A common reference dataset is the 1000 genomes phase 3 which can be downloaded from the PLINK (https://www.cog-genomics.org/plink/2.0/resources#phase3_1kg). Important: if you use a different dataset ensure that the IDs match those in your dataset).

To ready the PLINK2 pfiles for use with clumping you can run the following, as there appear to be some duplicate rsIDs in this dataset that PLINK2 does not like.

plink2 \
  --pfile all_phase3 \
  --rm-dup force-first \
  --make-pgen \
  --out all_phase3_nodup

The path to your processed reference files (path/to/plink_ref/all_phase3_nodup) can be directly passed the the clump() function as the plink_ref argument, or, you can configure the path in the package by using set_1000G_reference() - this only needs to be done once per install. The currently set reference path can be queried with which_1000G_reference().

You will need PLINK2 installed on your computer. The clump() function takes a path to the plink executable as the plink2 argument. Alternatively, you can configure the path in the package by using set_plink2() - this only needs to be done once per install. The currently set PLINK2 path can be queried with which_plink2(). If the plink2 argument is set to NULL the function will attempt to call plink directly, equivalent of running plink2 --options directly in your command line.

library(genepi.utils)

# the gwas data
gwas <- GWAS(dat=system.file("extdata", "example2_gwas_sumstats.tsv", package="genepi.utils"), map="ns_map", fill_rsid="b37_dbsnp156")
gwas <- as.data.table(gwas)


# check path to reference
which_1000G_reference()

# check path to plink2 executable
which_plink2()

Running the clumping procedure will annotate your GWAS with two columns:

index: a logical column indicating whether the variant is an index/lead variant. If you only want clumped/index SNPs you should filter on this e.g. gwas[index==TRUE, ]
clump: an integer column indicating the clump that the variant belongs to.

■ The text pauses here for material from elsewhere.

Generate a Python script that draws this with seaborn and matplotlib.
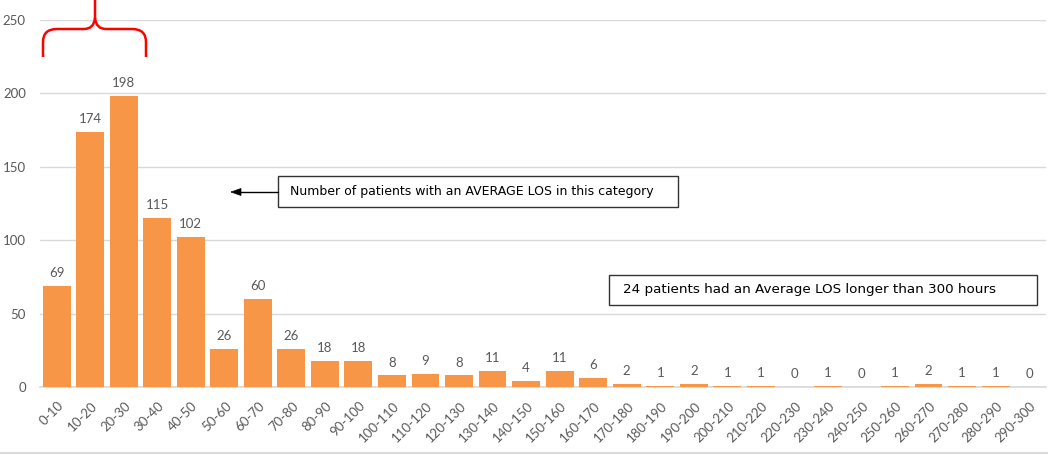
import pandas as pd
import matplotlib.pyplot as plt
import seaborn as sns
from matplotlib.path import Path
from matplotlib.patches import PathPatch, Rectangle
from matplotlib.lines import Line2D
from matplotlib.transforms import ScaledTranslation

# LOS buckets (hours) and patient counts
bins = ["0-10", "10-20", "20-30", "30-40", "40-50", "50-60", "60-70", "70-80",
        "80-90", "90-100", "100-110", "110-120", "120-130", "130-140", "140-150",
        "150-160", "160-170", "170-180", "180-190", "190-200", "200-210",
        "210-220", "220-230", "230-240", "240-250", "250-260", "260-270",
        "270-280", "280-290", "290-300"]
patients = [69, 174, 198, 115, 102, 26, 60, 26, 18, 18, 8, 9, 8, 11, 4, 11, 6,
            2, 1, 2, 1, 1, 0, 1, 0, 1, 2, 1, 1, 0]

note_main = "Number of patients with an AVERAGE LOS in this category"
note_tail = "24 patients had an Average LOS longer than 300 hours"

df = pd.DataFrame({"bin": bins, "patients": patients})

sns.set_theme(style="white")
plt.rcParams["font.family"] = ["Lato", "DejaVu Sans"]
grey = "#595959"
W, H = 1048, 455

fig = plt.figure(figsize=(W / 100, H / 100), dpi=100)
ax = fig.add_axes([0.038, 0.149, 0.96, 0.807])

sns.barplot(data=df, x="bin", y="patients", color="#F79646", saturation=1,
            width=0.83, linewidth=0, edgecolor="none", ax=ax)
for p in ax.patches:
    p.set_zorder(3)

ax.set_ylim(0, 250)
ax.set_xlim(-0.5, 29.5)
ax.set_yticks(range(0, 251, 50))
ax.yaxis.grid(True, color="#D9D9D9", linewidth=1)
ax.set_axisbelow(True)
ax.set_xlabel("")
ax.set_ylabel("")
for s in ["top", "right", "left"]:
    ax.spines[s].set_visible(False)
ax.spines["bottom"].set_color("#D9D9D9")
ax.tick_params(axis="both", length=0, colors=grey, labelsize=9.5)
ax.tick_params(axis="y", pad=10)
ax.tick_params(axis="x", pad=12)
# rotated labels, nudged a little right like Excel places them
nudge = ScaledTranslation(0.05, 0, fig.dpi_scale_trans)
for lbl in ax.get_xticklabels():
    lbl.set_rotation(45)
    lbl.set_ha("right")
    lbl.set_va("center")
    lbl.set_rotation_mode("anchor")
    lbl.set_transform(lbl.get_transform() + nudge)

for c in ax.containers:
    ax.bar_label(c, labels=[str(v) for v in patients], padding=5,
                 color=grey, fontsize=9.5)

# helper: pixel position (from top-left) to figure fraction
def px(x, y):
    return (x / W, 1 - y / H)

# red brace over the first three buckets
pts = [(43, 57), (43, 42), (43, 29), (57, 29), (84, 29), (94, 29), (95, 18),
       (95, 0), (95, 18), (96, 29), (106, 29), (132, 29), (146, 29),
       (146, 42), (146, 57)]
codes = [Path.MOVETO, Path.LINETO, Path.CURVE3, Path.CURVE3, Path.LINETO,
         Path.CURVE3, Path.CURVE3, Path.LINETO, Path.MOVETO, Path.CURVE3,
         Path.CURVE3, Path.LINETO, Path.CURVE3, Path.CURVE3, Path.LINETO]
brace = Path([px(*p) for p in pts], codes)
fig.add_artist(PathPatch(brace, fill=False, edgecolor="red", linewidth=1.8,
                         transform=fig.transFigure, capstyle="butt"))

# text boxes
def text_box(x0, y0, x1, y1, tx, text, size):
    fig.add_artist(Rectangle(px(x0, y1), (x1 - x0) / W, (y1 - y0) / H,
                             transform=fig.transFigure, facecolor="white",
                             edgecolor="#333333", linewidth=1))
    fig.text(*px(tx, (y0 + y1) / 2), text, ha="left", va="center",
             fontsize=size, family=["DejaVu Sans"], color="black")

text_box(278, 176, 678, 207, 290, note_main, 9)
fig.add_artist(Line2D([278 / W, 240 / W], [1 - 192 / H] * 2,
                      transform=fig.transFigure, color="black", lw=1))
fig.add_artist(PathPatch(Path([px(231, 192), px(241, 188.5), px(241, 195.5),
                               px(231, 192)]),
                         transform=fig.transFigure, facecolor="black",
                         edgecolor="black", lw=0.5))
text_box(609, 275, 1037, 305, 623, note_tail, 9.7)

# chart frame line at the bottom
fig.add_artist(Line2D([0, 1], [1 - 452.5 / H] * 2, transform=fig.transFigure,
                      color="#D9D9D9", lw=1.5))

fig.savefig("out.png", dpi=100)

# input gwas; n.b. trailing `[]` just for printing in rmarkdown
gwas[]

# run clumping
clumped_gwas <- clump(gwas, 
                      p1 = 1.0,
                      p2 = 1.0, 
                      r2 = 0.1, 
                      kb = 250, 
                      plink2    = which_plink2(), 
                      plink_ref = which_1000G_reference(build="GRCh37"), 
                      parallel_cores = 4)

# view result
clumped_gwas[]